An interview with Satpal Ram was published in the March 4, 2000 issue of Socialist Worker, (available on-line). Entitled ‘Prison made me a revolutionary’, it is yet another rehash of poor, innocent, victimised Satpal.
Ram says that before his incarceration he was not a political animal, but has since become radicalised. When hauled before the governor on his numerous disciplinary charges he replies in the following fashion:
“Name and number.”
“Satpal Ram, E94164.”
“How do you plead?”
“I do not recognise this court. I am a political prisoner.”
Political prisoner E94164 Ram lists among his heroes George Jackson, Huey P. Newton and Mumia Abu-Jamal. These three names may not be instantly recognisable to a denizen of 21st Century Britain, but two of them became famous - or more accurately notorious - in the United States in decades past.
Like so many radicals, George Jackson came from a good family. His parents were working class blacks, but his father, Lester, had a much harder childhood than he did. George was sent to a Catholic school but was soon running with street gangs. At the age of eighteen, he received a sentence of from one year to life for robbing a gas station. This sounds unduly harsh but it was par for the course in California at that time; Jackson could almost certainly have won parole if he had mended his ways, but instead he had constant run-ins with the prison authorities, and revelled in his image as a hard man. His violence was directed at other inmates irrespective of race.
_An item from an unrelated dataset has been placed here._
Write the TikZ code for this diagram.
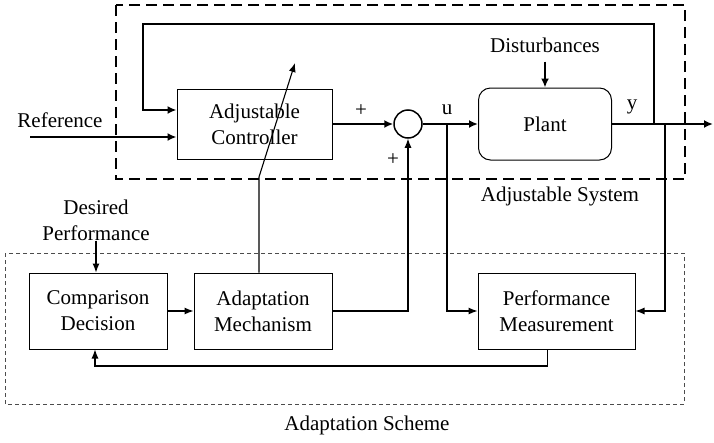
\documentclass[tikz,border=0pt]{standalone}
\usepackage{fontspec}
\setmainfont{Liberation Serif}
\usetikzlibrary{arrows.meta}

\tikzset{
    txt/.style={inner sep=0pt, align=center, font=\fontsize{21}{26}\selectfont},
    block/.style={txt, draw, line width=1pt},
    sumnode/.style={draw, circle, line width=1.5pt, minimum size=28pt, inner sep=0pt},
    sig/.style={line width=2.6pt, -{Latex[length=9pt,width=8pt]}},
    fine/.style={line width=1.1pt, -{Latex[length=9pt,width=7pt]}}
}

\begin{document}
\begin{tikzpicture}[x=1pt, y=-1pt]
    \useasboundingbox (0,0) rectangle (714,442);

    % Frames
    \draw[line width=2.6pt, dash pattern=on 11pt off 6pt] (116,5) rectangle (685,179);
    \draw[line width=0.8pt, black!70, dash pattern=on 4pt off 3pt] (5,253) rectangle (684,404);

    % Blocks
    \node[block, minimum width=155pt, minimum height=70pt] (ctrl) at (254.5,124) {Adjustable\\Controller};
    \node[sumnode] (sum) at (408,124) {};
    \node[block, rounded corners=12pt, minimum width=133pt, minimum height=72pt] (plant) at (545,124) {Plant};
    \node[block, minimum width=138pt, minimum height=76pt] (cmp) at (98,311) {Comparison\\Decision};
    \node[block, minimum width=138pt, minimum height=76pt] (adapt) at (263,311) {Adaptation\\Mechanism};
    \node[block, minimum width=157pt, minimum height=76pt] (perf) at (556.5,311) {Performance\\Measurement};

    % Labels
    \node[txt] (ref) at (60,120) {Reference};
    \node[txt] (dist) at (545,45) {Disturbances};
    \node[txt] (plusa) at (361,111) {+};
    \node[txt] (plusb) at (393,160) {+};
    \node[txt] (u) at (447,110) {u};
    \node[txt] (y) at (632,107) {y};
    \node[txt] (adjsys) at (560,196) {Adjustable System};
    \node[txt] (desired) at (96,220) {Desired\\Performance};
    \node[txt] (scheme) at (367,425) {Adaptation Scheme};

    % Points
    \coordinate (refin) at (30,137);
    \coordinate (ytap) at (654,124);
    \coordinate (fbtop) at (143,24);
    \coordinate (out) at (713,124);
    \coordinate (utap) at (447,124);
    \coordinate (ymeas) at (665,124);
    \coordinate (kink) at (259,177);
    \coordinate (tune) at (295,63);
    \coordinate (fbbot) at (95,366);

    % Adjustable system
    \draw[sig] (refin) -- (refin -| ctrl.west);
    \draw[sig] (ytap) |- (fbtop) |- ([yshift=14pt]ctrl.west);
    \draw[sig] (ctrl.east) -- (sum.west);
    \draw[sig] (sum.east) -- (plant.west);
    \draw[sig] (plant.east) -- (out);
    \draw[sig] ([yshift=-9pt]dist.south) -- (plant.north);

    % Adaptation scheme
    \draw[fine] (cmp.east) -- (adapt.west);
    \draw[fine] (adapt.east) -| (sum.south);
    \draw[fine] (desired.south) -- (desired.south |- cmp.north);
    \draw[fine] (utap) |- (perf.west);
    \draw[fine] (ymeas) |- (perf.east);
    \draw[fine] ([xshift=-9pt]perf.south) |- (fbbot) -- (fbbot |- cmp.south);
    \draw[fine] (kink |- adapt.north) -- (kink) -- (tune);
\end{tikzpicture}
\end{document}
Jackson’s time in prison was not entirely wasted; as well practising thuggery and general troublemaking, he set about furthering his education. Part of that education was the usual radical politics; blaming the racist system rather than himself for his incarceration, he joined the Black Panthers. All may not have been lost, because the racist system permitted the radical Jackson to publish a critically acclaimed book of prison letters, Soledad Brother. All was lost though, because in addition to critical acclaim, Jackson won himself an indictment (along with two other inmates) for the murder of a prison guard. Shortly before standing trial for that alleged murder, and still only 29, he was shot dead in a bizarre escape attempt from the infamous San Quentin Prison in August 1971. During this attempted break out, five people were murdered by other inmates: three prison guards and two inmates, all of them white.
Like George Jackson, Huey P. Newton served hard time. Like Jackson he was not unintelligent, and certainly had charisma, and most certainly he could have been a benefactor to his race, but things turned out very different. Newton was co-founder of the Black Panther Party; both he and his acolytes have been idolised by white radicals in America and throughout the world, although in recent years the image of both Newton personally and the Panthers has become tarnished as a Revisionist truth has emerged from some surprising sources, in particular American-Jewish leftist (and former radical) David Horowitz (1) and a black journalist named Hugh Pearson. (2)
In October 1967, Newton shot dead police officer John Frey and was convicted of manslaughter. Though this conviction was overturned on a technicality, years later Newton would boast to his circle that he had gotten away with murder. (3) Prior to the murder of Officer Frey, Newton was sentenced to a surprisingly lenient six months for stabbing an unarmed black man at a party with a steak knife.
Newton was also indicted for the murder of a teenage prostitute; the trial resulted in a hung jury, as did the retrial. Although it cannot be proved legally, it is fairly certain that Newton ordered if not committed other murders, mostly of fellow blacks.
Ironically, the white radicals and progressives who idolised him played a large part in Newton’s downfall. He picked up a cocaine habit from them, and when the money dried up, he turned to crack. In August 1989, at the age of 47, Newton was found shot to death, apparently while on a mission to buy - or scrounge - crack.
So much for two of Ram’s heroes; his third hero is currently extant, although hanging on by a thread. At the time of writing, Mumia Abu-Jamal continues to languish on Death Row. Like Newton and Jackson, Abu-Jamal was a Black Panter, albeit in his youth; like Ram, he committed a senseless murder, and like Ram, although he was convicted on overwhelming evidence, his supporters continue to protest their hero’s innocence through a smokescreen of lies. (4)
Of course, Ram is not the only person to worship killers. Many of our folk heroes and the folk heroes of all nations are glorified precisely because they spilled human blood. There are many people, not all of them left wing scumbags, who regard Tony Blair as a mass murderer for maintaining the years’ long sanctions against Iraq and for complicity in the bombing of that country. There is though a stark difference between on the one hand the soldier who kills on the battlefield or the politician who can only be judged by history, and the drunken thug who attacks a stranger in a restaurant because he asked the waiter to change the music.